781TiP - Phase II study of everolimus and capecitabine in patients with locally advanced or metastatic hepatocellular carcinoma (HCC). Results of the first 1...

Date 30 September 2012
Event ESMO Congress 2012
Session Poster presentation II
Topics Anticancer agents
Hepatobiliary Cancers
Biological Therapy
Presenter S.A.C. Luelmo
Authors S.A.C. Luelmo1, S. Osanto2, N. Weijl3
  • 1Leiden University Medical Center (LUMC), 2300RC - Leiden/NL
  • 2Clinical Oncology, Leiden University Medical Center (LUMC), NL-2300 RC - Leiden/NL
  • 3Internal Medicine, Leiden University Medical Center (LUMC), Leiden/NL



Sorafenib is currently the only standard systemic treatment for patients with HCC. Capecitabine is one of the few chemotherapeutic agents which have demonstrated activity in patients with metastatic HCC. The PI3K-AKT-mTOR pathway plays a key role in HCC development. We investigated a combination of everolimus, an m-TOR inhibitor, and capecitabine.

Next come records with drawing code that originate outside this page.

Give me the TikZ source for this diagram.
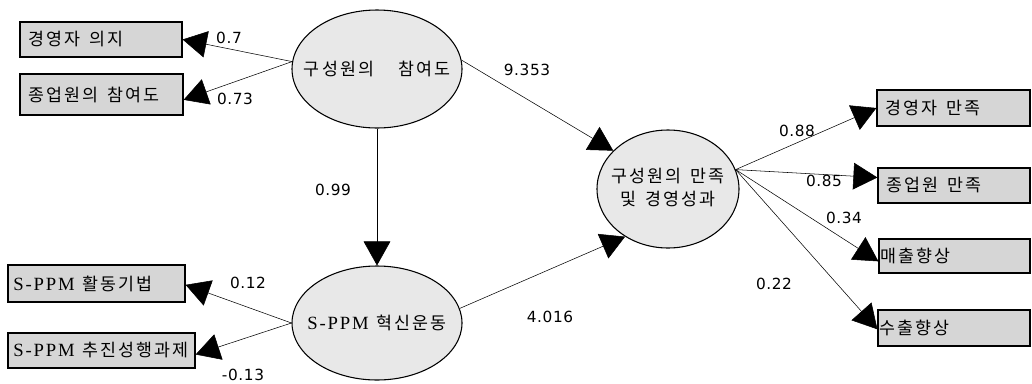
\documentclass[tikz,border=0pt]{standalone}
\usepackage{fontspec}
\setmainfont{Noto Sans CJK KR}
\newfontfamily\kr[LetterSpace=12]{Noto Sans CJK KR}
\newfontfamily\lat[LetterSpace=10]{Liberation Serif}
\newfontfamily\num[LetterSpace=4]{DejaVu Sans}
\usetikzlibrary{arrows.meta,shapes.geometric}
\tikzset{
  boxnode/.style={draw=black, line width=0.9pt, fill=gray!32, rectangle, inner xsep=6pt, inner ysep=0pt,
    align=left, font=\kr\fontsize{13}{14}\selectfont, anchor=center},
  ell/.style={draw=black, line width=0.8pt, fill=gray!18, ellipse, inner sep=0pt},
  arr/.style={line width=0.4pt, -{Triangle[length=18pt,width=20pt]}},
  lbl/.style={font=\num\fontsize{11.5}{12}\selectfont, inner sep=0pt}
}
\newcommand{\wsp}{\hspace{7pt}}
\newcommand{\sppm}{{\lat\fontsize{14}{14}\selectfont S-PPM}\hspace{6pt}}
\begin{document}
\begin{tikzpicture}[x=0.75pt, y=-0.75pt]
\useasboundingbox (0,0) rectangle (1032,383);
% boxes
\node[boxnode, text width=109.5pt, minimum height=26.25pt] (b1) at (101,39.5) {경영자\wsp 의지};
\node[boxnode, text width=110.25pt, minimum height=30.75pt] (b2) at (101.5,94.5) {종업원의\wsp 참여도};
\node[boxnode, minimum height=27.75pt, inner xsep=4pt, text width=124.75pt] (b3) at (96.5,283.5) {\sppm 활동기법};
\node[boxnode, text width=132.25pt, minimum height=26.25pt, inner xsep=4pt] (b4) at (101.5,350.5) {\sppm 추진성행과제};
\node[boxnode, text width=102.75pt, minimum height=27pt] (b5) at (953.5,108) {경영자\wsp 만족};
\node[boxnode, text width=102pt, minimum height=26.25pt] (b6) at (954,185.5) {종업원\wsp 만족};
\node[boxnode, minimum height=25.5pt, inner xsep=1pt, text width=111.25pt] (b7) at (954.5,256) {매출향상};
\node[boxnode, minimum height=27pt, inner xsep=1pt, text width=112pt] (b8) at (954,328) {수출향상};
% ellipses
\node[ell, minimum width=127.5pt, minimum height=88.5pt,
  label={center:{\kr\fontsize{13}{14}\selectfont 구성원의\hspace{18pt}참여도}}] (e1) at (377,69) {};
\node[ell, minimum width=127.5pt, minimum height=85.5pt,
  label={center:{\kr\fontsize{13}{14}\selectfont \sppm 혁신운동}}] (e2) at (377,323) {};
\node[ell, minimum width=106.5pt, minimum height=88.5pt,
  label={center:{\begin{tabular}{@{}c@{}}\kr\fontsize{13}{14}\selectfont 구성원의\wsp 만족\\[3pt]\kr\fontsize{13}{14}\selectfont 및\wsp 경영성과\end{tabular}}}] (e3) at (668,189) {};
% connectors
\draw[arr] (e1.175) -- (b1.east);
\draw[arr] (e1.175) -- ([yshift=-4pt]b2.east);
\draw[arr] (e1.6) -- (e3.145);
\draw[arr] (e1.south) -- (e2.north);
\draw[arr] (e2.180) -- ([yshift=-1pt]b3.east);
\draw[arr] (e2.180) -- ([yshift=-3pt]b4.east);
\draw[arr] (e2.10) -- (e3.228);
\draw[arr] (e3.16) -- (b5.west);
\draw[arr] (e3.16) -- ([yshift=6pt]b6.west);
\draw[arr] (e3.16) -- ([yshift=-4pt]b7.west);
\draw[arr] (e3.16) -- ([yshift=-1pt]b8.west);
% labels
\node[lbl] (l1) at (229,38) {0.7};
\node[lbl] (l2) at (235,99) {0.73};
\node[lbl] (l3) at (527,70) {9.353};
\node[lbl] (l4) at (333,190) {0.99};
\node[lbl] (l5) at (248,283) {0.12};
\node[lbl] (l6) at (243,375) {-0.13};
\node[lbl] (l7) at (550,317) {4.016};
\node[lbl] (l8) at (797,131) {0.88};
\node[lbl] (l9) at (824,181) {0.85};
\node[lbl] (l10) at (844,218) {0.34};
\node[lbl] (l11) at (774,284) {0.22};
\end{tikzpicture}
\end{document}
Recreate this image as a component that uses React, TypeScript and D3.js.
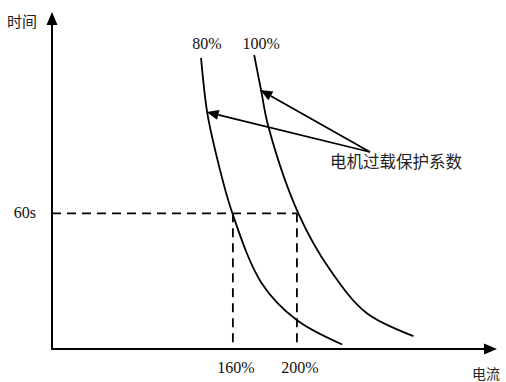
import React from "react";
import * as d3 from "d3";

// Data (current in %, time in seconds)
const curve80: [number, number][] = [
  [140.1, 128.7], [143.9, 104.8], [148.9, 88.0], [159.7, 60.0], [178.1, 29.0], [199.9, 12.8], [228.3, 2.0],
];
const curve100: [number, number][] = [
  [173.3, 130.0], [177.6, 114.5], [182.2, 98.3], [200.9, 60.0], [220.8, 34.9], [243.7, 15.8], [272.8, 5.7],
];
const curveLabels = ["80%", "100%"];
const xTicks = [160, 200];
const xTickLabels = ["160%", "200%"];
const yTicks = [60];
const yTickLabels = ["60s"];
const annotation = "电机过载保护系数";
const arrowTargets: [number, number][] = [[143.6, 104.8], [177.2, 114.5]];
const yAxisLabel = "时间";
const xAxisLabel = "电流";

const W = 506, H = 382;
const x = d3.scaleLinear().domain([47, 325]).range([52, 497]);
const y = d3.scaleLinear().domain([0, 149]).range([349, 12]);

const line = d3.line<[number, number]>()
  .x(d => x(d[0]))
  .y(d => y(d[1]))
  .curve(d3.curveCatmullRom.alpha(0.5));

const serif = "Liberation Serif";
const cjk = "Noto Sans CJK SC";

export default function App() {
  const [x0, x1] = x.range();
  const [y0, y1] = y.range();
  const annX = 370, annY = 152;
  const arrow = (tx: number, ty: number, key: number) => {
    const dx = tx - annX, dy = ty - annY;
    const len = Math.hypot(dx, dy);
    const ux = dx / len, uy = dy / len;
    const hl = 12, hw = 5;
    const bx = tx - ux * hl, by = ty - uy * hl;
    const px = -uy, py = ux;
    return (
      <g key={key}>
        <line x1={annX} y1={annY} x2={bx} y2={by} stroke="#000" strokeWidth={1.8} />
        <polygon points={`${tx},${ty} ${bx + px * hw},${by + py * hw} ${bx - px * hw},${by - py * hw}`} fill="#000" />
      </g>
    );
  };
  return (
    <svg width={W} height={H} style={{ position: "absolute", left: 0, top: 0, background: "#fff" }}>
      <rect width={W} height={H} fill="#fff" />
      {/* axes */}
      <line x1={x0} y1={y0} x2={x0} y2={y1 + 10} stroke="#000" strokeWidth={2} />
      <polygon points={`${x0},${y1} ${x0 - 5.5},${y1 + 13} ${x0 + 5.5},${y1 + 13}`} fill="#000" />
      <line x1={x0 - 1} y1={y0} x2={x1 - 10} y2={y0} stroke="#000" strokeWidth={2} />
      <polygon points={`${x1},${y0} ${x1 - 13},${y0 - 5.5} ${x1 - 13},${y0 + 5.5}`} fill="#000" />
      <text x={7} y={27} fontFamily={cjk} fontSize={15} fill="#222">{yAxisLabel}</text>
      <text x={472} y={379} fontFamily={cjk} fontSize={14} fill="#222">{xAxisLabel}</text>
      {/* dashed guides */}
      <line x1={x0} y1={y(yTicks[0])} x2={x(xTicks[1])} y2={y(yTicks[0])} stroke="#000" strokeWidth={1.8} strokeDasharray="9,6" />
      {xTicks.map((t, i) => (
        <line key={i} x1={x(t)} y1={y(yTicks[0])} x2={x(t)} y2={y0} stroke="#000" strokeWidth={1.8} strokeDasharray="9,6" />
      ))}
      {xTicks.map((t, i) => (
        <text key={i} x={x(t) + 3} y={373} textAnchor="middle" fontFamily={serif} fontSize={16} fill="#111">{xTickLabels[i]}</text>
      ))}
      {yTicks.map((t, i) => (
        <text key={i} x={36} y={y(t) + 5} textAnchor="end" fontFamily={serif} fontSize={16} fill="#111">{yTickLabels[i]}</text>
      ))}
      {/* curves */}
      <path d={line(curve80) || ""} fill="none" stroke="#000" strokeWidth={1.8} />
      <path d={line(curve100) || ""} fill="none" stroke="#000" strokeWidth={1.8} />
      <text x={x(curve80[0][0]) + 6} y={49} textAnchor="middle" fontFamily={serif} fontSize={16} fill="#111">{curveLabels[0]}</text>
      <text x={x(curve100[0][0]) + 7} y={49} textAnchor="middle" fontFamily={serif} fontSize={16} fill="#111">{curveLabels[1]}</text>
      {/* annotation */}
      {arrowTargets.map((p, i) => arrow(x(p[0]), y(p[1]), i))}
      <text x={330} y={168} fontFamily={cjk} fontSize={16.5} fill="#222">{annotation}</text>
    </svg>
  );
}
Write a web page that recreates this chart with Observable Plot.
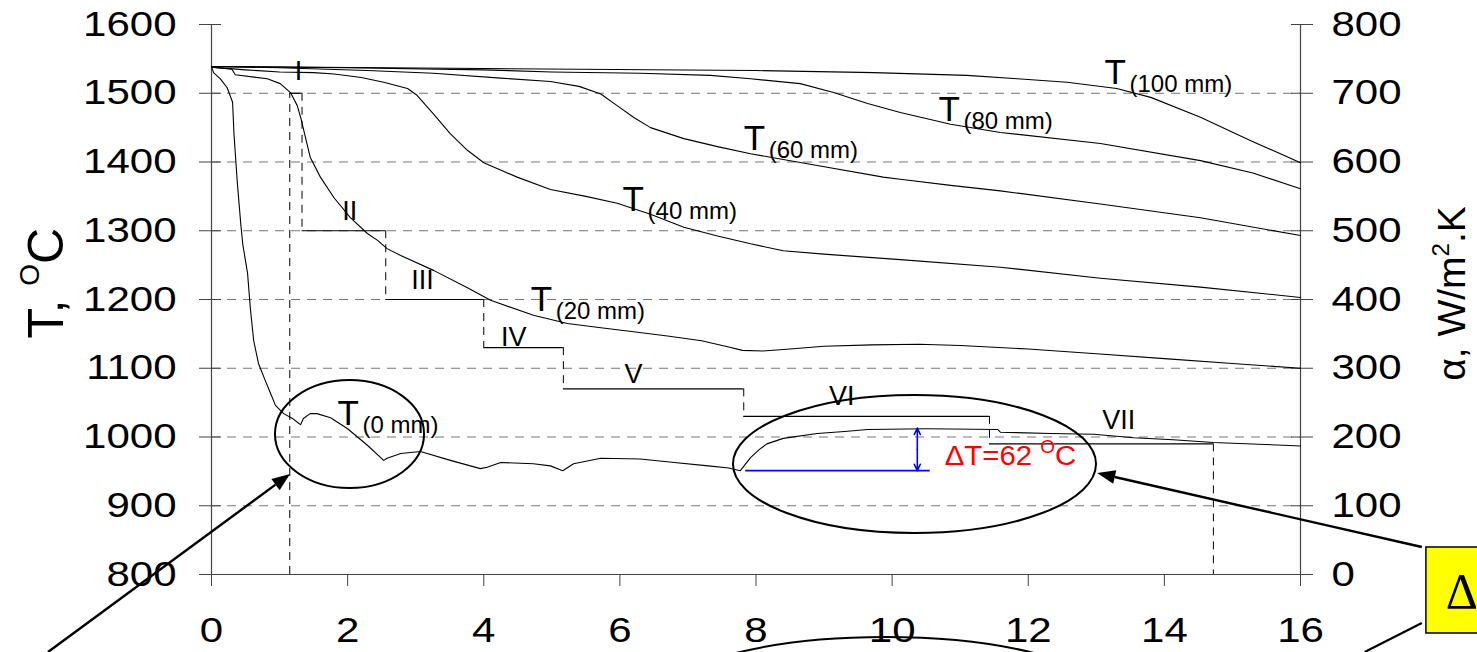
<!DOCTYPE html>
<html>
<head>
<meta charset="utf-8">
<script src="https://cdn.jsdelivr.net/npm/d3@7"></script>
<script src="https://cdn.jsdelivr.net/npm/@observablehq/plot@0.6"></script>
<style>
  html, body { margin: 0; padding: 0; background: #fff; }
  #chart svg { display: block; }
</style>
</head>
<body>
<div id="chart"></div>
<script>
// Time axis (min) and temperature (°C) along each depth below the strand surface
const time0   = [0, 0.03, 0.13, 0.23, 0.31, 0.33, 0.38, 0.43, 0.46, 0.53, 0.57, 0.62, 0.69, 0.79, 0.87, 0.94, 1.06, 1.19, 1.28, 1.31, 1.35, 1.45, 1.55, 1.75, 2.0, 2.29, 2.53, 2.58, 2.78, 3.07, 3.51, 3.95, 4.05, 4.25, 4.73, 4.98, 5.16, 5.32, 5.72, 6.3, 6.8, 7.3, 7.6, 7.77, 7.92, 8.05, 8.16, 8.4, 8.9, 9.3, 9.64, 10.5, 11.55, 11.59, 12.33, 12.96, 13.55, 14.13, 14.72, 15.75, 16];
const temp0   = [1539, 1530, 1521, 1508, 1487, 1441, 1369, 1310, 1280, 1238, 1188, 1140, 1107, 1082, 1063, 1046, 1034, 1027, 1020, 1018, 1027, 1034, 1034, 1028, 1012, 988, 966, 969, 976, 979, 966, 954, 956, 963, 961, 958, 951, 961, 969, 968, 963, 958, 955, 951, 970, 982, 990, 998, 1005, 1008, 1011, 1012, 1011, 1007, 1005, 1004, 999, 996, 992, 988, 987];

const time20  = [0, 0.3, 0.35, 0.82, 1.01, 1.16, 1.26, 1.31, 1.45, 1.6, 1.8, 2.04, 2.29, 2.44, 2.58, 2.78, 3.27, 3.76, 4.1, 4.73, 5.23, 5.72, 6.2, 6.7, 7.2, 7.6, 7.8, 8.1, 8.5, 9.0, 9.7, 10.4, 11.0, 12.0, 13.0, 14.0, 15.0, 16];
const temp20  = [1538, 1535, 1527, 1521, 1514, 1501, 1482, 1465, 1407, 1378, 1348, 1319, 1296, 1286, 1274, 1264, 1242, 1217, 1199, 1177, 1165, 1159, 1153, 1147, 1140, 1131, 1126, 1125, 1128, 1132, 1134, 1135, 1133, 1128, 1121, 1114, 1107, 1100];

const time40  = [0, 0.5, 1.0, 1.5, 1.8, 2.2, 2.53, 2.88, 3.02, 3.26, 3.51, 3.76, 4.0, 4.49, 4.98, 5.5, 5.96, 6.45, 6.94, 7.45, 7.92, 8.4, 9.0, 10.12, 11.59, 13.06, 14.53, 16];
const temp40  = [1538, 1534, 1531, 1530, 1528, 1523, 1516, 1507, 1497, 1470, 1441, 1417, 1399, 1378, 1360, 1350, 1340, 1324, 1305, 1292, 1281, 1271, 1266, 1258, 1247, 1231, 1218, 1203];

const time60  = [0, 1.0, 2.29, 3.26, 4.25, 4.98, 5.4, 5.72, 5.96, 6.2, 6.45, 6.94, 7.45, 7.92, 8.9, 9.87, 10.12, 10.86, 11.59, 13.06, 14.53, 16];
const temp60  = [1539, 1537, 1533, 1529, 1522, 1517, 1510, 1499, 1482, 1465, 1450, 1434, 1422, 1412, 1395, 1378, 1375, 1366, 1358, 1339, 1319, 1293];

const time80  = [0, 2, 4, 5, 6.3, 7.33, 7.92, 8.65, 9.14, 9.64, 10.12, 10.86, 11.59, 13.06, 14.53, 15.3, 16];
const temp80  = [1539, 1537, 1534, 1531, 1529, 1526, 1521, 1514, 1501, 1485, 1472, 1455, 1443, 1427, 1402, 1384, 1361];

const time100 = [0, 4, 8, 9.73, 11.1, 11.84, 12.57, 13.3, 13.8, 14.53, 15.27, 16];
const temp100 = [1539, 1536, 1533, 1530, 1526, 1521, 1516, 1507, 1494, 1465, 1431, 1399];

const depths = ["(0 mm)", "(20 mm)", "(40 mm)", "(60 mm)", "(80 mm)", "(100 mm)"];

// Heat transfer coefficient α (W/m².K) by cooling stage
const stageNames = ["I", "II", "III", "IV", "V", "VI", "VII"];
const stageStart = [1.15, 1.33, 2.56, 4.0, 5.17, 7.82, 11.43];
const stageEnd   = [1.33, 2.56, 4.0, 5.17, 7.82, 11.43, 14.72];
const stageAlpha = [700, 500, 400, 330, 270, 230, 190];

// Temperature rise of the surface after the secondary cooling zone
const deltaBase = 951;
const deltaT = 62;

// Axis ticks
const timeTicks  = [0, 2, 4, 6, 8, 10, 12, 14, 16];
const tempTicks  = [800, 900, 1000, 1100, 1200, 1300, 1400, 1500, 1600];
const gridTemps  = [900, 1000, 1100, 1200, 1300, 1400, 1500];
const alphaZero  = 800; // α = 0 sits level with T = 800 °C

// Label placement (time, temperature)
const depthLabelX = [1.85, 4.69, 6.04, 7.82, 10.68, 13.12];
const depthLabelT = [1017, 1184, 1329, 1418, 1460, 1514];
const stageLabelX = [1.28, 2.03, 3.1, 4.44, 6.2, 9.26, 13.33];
const stageLabelT = [1520, 1316, 1216, 1132, 1078, 1047, 1011];

// Build the tables used by the marks
const series = [[time0, temp0], [time20, temp20], [time40, temp40], [time60, temp60], [time80, temp80], [time100, temp100]];
const curveRows = series.flatMap(([ts, vs], k) => ts.map((t, i) => ({depth: depths[k], time: t, temp: vs[i]})));
const stages = stageNames.map((name, i) => ({name, start: stageStart[i], end: stageEnd[i], alpha: stageAlpha[i]}));
const jumps = stages.map((s, i) => ({time: s.start, from: i ? stages[i - 1].alpha : 0, to: s.alpha}))
  .concat([{time: stages[stages.length - 1].end, from: stages[stages.length - 1].alpha, to: 0}]);
const depthLabels = depths.map((d, i) => ({sub: d, x: depthLabelX[i], t: depthLabelT[i]}));
const stageLabels = stageNames.map((n, i) => ({name: n, x: stageLabelX[i], t: stageLabelT[i]}));

const W = 1477, H = 652, mL = 211, mR = 177, mT = 24, mB = 78;
const frameW = W - mL - mR;
const axisColor = "#444";
const plain = d => String(d);

const plot = Plot.plot({
  width: W, height: H,
  marginTop: mT, marginRight: mR, marginBottom: mB, marginLeft: mL,
  style: {background: "#fff", color: "#000", fontFamily: "'Liberation Sans', Arial, sans-serif", overflow: "visible"},
  x: {domain: [0, 16]},
  y: {domain: [800, 1600]},
  marks: [
    Plot.ruleY(gridTemps, {stroke: "#777", strokeDasharray: "9,7", strokeWidth: 1}),
    Plot.axisX({ticks: timeTicks, tickFormat: plain, tickSize: 12, tickPadding: 31, fontSize: 35, label: null, stroke: axisColor}),
    Plot.axisY({anchor: "left", ticks: tempTicks, tickFormat: plain, tickSize: 12, tickPadding: 23, fontSize: 35, label: null, stroke: axisColor}),
    Plot.axisY({anchor: "right", ticks: tempTicks, tickFormat: d => String(d - alphaZero), tickSize: 12, tickPadding: 19, fontSize: 35, label: null, stroke: axisColor}),
    // short inner ticks crossing both vertical axes
    Plot.axisY({anchor: "right", ticks: tempTicks, tickFormat: () => "", tickSize: 9, label: null, dx: -frameW, stroke: axisColor}),
    Plot.axisY({anchor: "left", ticks: tempTicks, tickFormat: () => "", tickSize: 9, label: null, dx: frameW, stroke: axisColor}),
    Plot.ruleX([0, 16], {stroke: axisColor, strokeWidth: 1.2}),
    Plot.ruleY([800], {stroke: axisColor, strokeWidth: 1.2}),
    // α stages: solid plateaus, dashed transitions
    Plot.ruleX(jumps, {x: "time", y1: d => d.from + alphaZero, y2: d => d.to + alphaZero, stroke: "#000", strokeDasharray: "8,6", strokeWidth: 1}),
    Plot.ruleY(stages, {y: d => d.alpha + alphaZero, x1: "start", x2: "end", stroke: "#000", strokeWidth: 1.2}),
    // temperature curves
    Plot.line(curveRows, {x: "time", y: "temp", z: "depth", stroke: "#000", strokeWidth: 1.1}),
    // ΔT marker
    Plot.ruleY([deltaBase], {x1: 7.85, x2: 10.56, stroke: "#0000ff", strokeWidth: 1.8}),
    Plot.arrow([deltaT], {x1: 10.37, x2: 10.37, y1: d => deltaBase + d / 2, y2: deltaBase, stroke: "#0000ff", strokeWidth: 1.6, headLength: 7, headAngle: 50}),
    Plot.arrow([deltaT], {x1: 10.37, x2: 10.37, y1: d => deltaBase + d / 2, y2: d => deltaBase + d, stroke: "#0000ff", strokeWidth: 1.6, headLength: 7, headAngle: 50}),
    // labels
    Plot.text(stageLabels, {x: "x", y: "t", text: "name", fontSize: 27, lineAnchor: "bottom", textAnchor: "middle", ariaLabel: "stage label"}),
    Plot.text(depthLabels, {x: "x", y: "t", text: () => "T", fontSize: 35, lineAnchor: "bottom", textAnchor: "start", ariaLabel: "depth label"}),
    Plot.text(depthLabels, {x: "x", y: "t", text: "sub", fontSize: 24, lineAnchor: "bottom", textAnchor: "start", dx: 25, dy: 8, ariaLabel: "depth sub label"})
  ]
});

document.getElementById("chart").appendChild(plot);

// Horizontal stretch of the text
const svg = d3.select(plot);
function stretch(sel, k) {
  sel.each(function () {
    const tr = this.getAttribute("transform") || "";
    this.setAttribute("transform", tr + ` scale(${k},1)`);
  });
}
stretch(svg.selectAll('g[aria-label="x-axis tick label"] text, g[aria-label="y-axis tick label"] text'), 1.2);
stretch(svg.selectAll('g[aria-label="depth label"] text, g[aria-label="depth sub label"] text'), 1.12);
stretch(svg.selectAll('g[aria-label="stage label"] text'), 1.08);

// Scales from the plot for the annotations
const sx = plot.scale("x"), sy = plot.scale("y");
const X = d3.scaleLinear(sx.domain, sx.range);
const Y = d3.scaleLinear(sy.domain, sy.range);
const font = "'Liberation Sans', Arial, sans-serif";

// Axis titles
const left = svg.append("text")
  .attr("transform", `translate(${X(-2.18)},${Y(1223)}) rotate(-90)`)
  .attr("text-anchor", "middle").attr("font-family", font).attr("font-size", 50).attr("fill", "#000");
left.append("tspan").text("T, ");
left.append("tspan").attr("dy", -24).attr("font-size", 28).text("O");
left.append("tspan").attr("dy", 24).text("C");

const right = svg.append("text")
  .attr("transform", `translate(${X(18.42)},${Y(1208)}) rotate(-90)`)
  .attr("text-anchor", "middle").attr("font-family", font).attr("font-size", 39).attr("fill", "#000");
right.append("tspan").text("α, W/m");
right.append("tspan").attr("dy", -16).attr("font-size", 24).text("2");
right.append("tspan").attr("dy", 16).text(".K");

// ΔT value
const dt = svg.append("text")
  .attr("x", X(10.78)).attr("y", Y(958.5)).attr("text-anchor", "start")
  .attr("font-family", font).attr("font-size", 28).attr("fill", "#ff0000")
  .attr("transform", `translate(${X(10.78)},0) scale(1.05,1) translate(${-X(10.78)},0)`);
dt.append("tspan").text(`ΔT=${deltaT} `);
dt.append("tspan").attr("dy", -12).attr("font-size", 18).text("O");
dt.append("tspan").attr("dy", 12).text("C");

// Callout ellipses, arrows and box
const ann = svg.append("g");
const ellipses = [
  {x: 2.035, t: 1003.6, rx: 1.095, rt: 78.5},
  {x: 10.336, t: 960, rx: 2.667, rt: 100.4},
  {x: 9.903, t: 606.5, rx: 3.44, rt: 101.8}
];
ellipses.forEach(e => ann.append("ellipse")
  .attr("cx", X(e.x)).attr("cy", Y(e.t))
  .attr("rx", X(e.x + e.rx) - X(e.x)).attr("ry", Y(e.t - e.rt) - Y(e.t))
  .attr("fill", "none").attr("stroke", "#000").attr("stroke-width", 2));

function arrow(a, b) {
  const x1 = X(a[0]), y1 = Y(a[1]), x2 = X(b[0]), y2 = Y(b[1]);
  const ang = Math.atan2(y2 - y1, x2 - x1), L = 18, w = 7;
  const bx = x2 - L * Math.cos(ang), by = y2 - L * Math.sin(ang);
  ann.append("line").attr("x1", x1).attr("y1", y1).attr("x2", bx).attr("y2", by)
    .attr("stroke", "#000").attr("stroke-width", 2.4);
  ann.append("path")
    .attr("d", `M${x2},${y2}L${bx - w * Math.sin(ang)},${by + w * Math.cos(ang)}L${bx + w * Math.sin(ang)},${by - w * Math.cos(ang)}Z`)
    .attr("fill", "#000");
}
arrow([-2.395, 686.5], [1.161, 945.5]);
arrow([17.79, 839.3], [13.02, 946.9]);

ann.append("line").attr("x1", X(17.79)).attr("y1", Y(728.7)).attr("x2", X(16.95)).attr("y2", Y(686.5))
  .attr("stroke", "#000").attr("stroke-width", 2.2);
ann.append("rect")
  .attr("x", X(17.85)).attr("y", Y(839.3))
  .attr("width", X(19) - X(17.85)).attr("height", Y(714.2) - Y(839.3))
  .attr("fill", "#ffff00").attr("stroke", "#000").attr("stroke-width", 1.5);
ann.append("text").attr("x", X(18.14)).attr("y", Y(750.5)).attr("text-anchor", "start")
  .attr("font-family", "'Liberation Serif', serif").attr("font-size", 50).attr("fill", "#000").text("Δ");
</script>
</body>
</html>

Patients with histologically confirmed locally advanced (n = 4) or metastatic (n = 6) HCC with measurable disease who were progressive on or intolerant to sorafenib were included. Child Pugh A (n = 7) and Child Pugh B (n = 3) liver cirrhosis was accepted. Patients were treated with everolimus 2 dd 3.0 mg continuously. After a 2 week period capecitabine 2 dd 500 mg/m2 was added on a 2 week on, 1 week off schedule.


10 patients have been included of whom 2 patients are still on treatment. Of the 10 patients 7 patients were evaluable for response: best response was stable disease in 4 patients and progressive disease in 3 patients. The median progression free survival (PFS) was 3.6 months (2.7-18.5 months) for 1st line sorafenib and 3.4 months (1.3-14.7 months) for 2nd line treatment with everolimus/capecitabine. The patients who had the longest treatment on sorafenib tended to be the patients who had longer 2nd line treatment with the exception of one patient who stopped everolimus and capecitabine due to progression of liver cirrhosis. The treatment was generally well tolerated. Three patients had dose modifications due to toxicity: one for grade 2 thrombocytopenia which was partly due to underlying livercirrhosis, one for grade 2 painful mucositis of the anus and one for grade 3 oral mucositis.


The combination of everolimus and capecitabine has a reasonable toxicity profile and may show significant activity in patients with advanced HCC pretreated with sorafenib. This combination therapy warrants further investigation as a possible second line treatment for selected patients with HCC.


All authors have declared no conflicts of interest.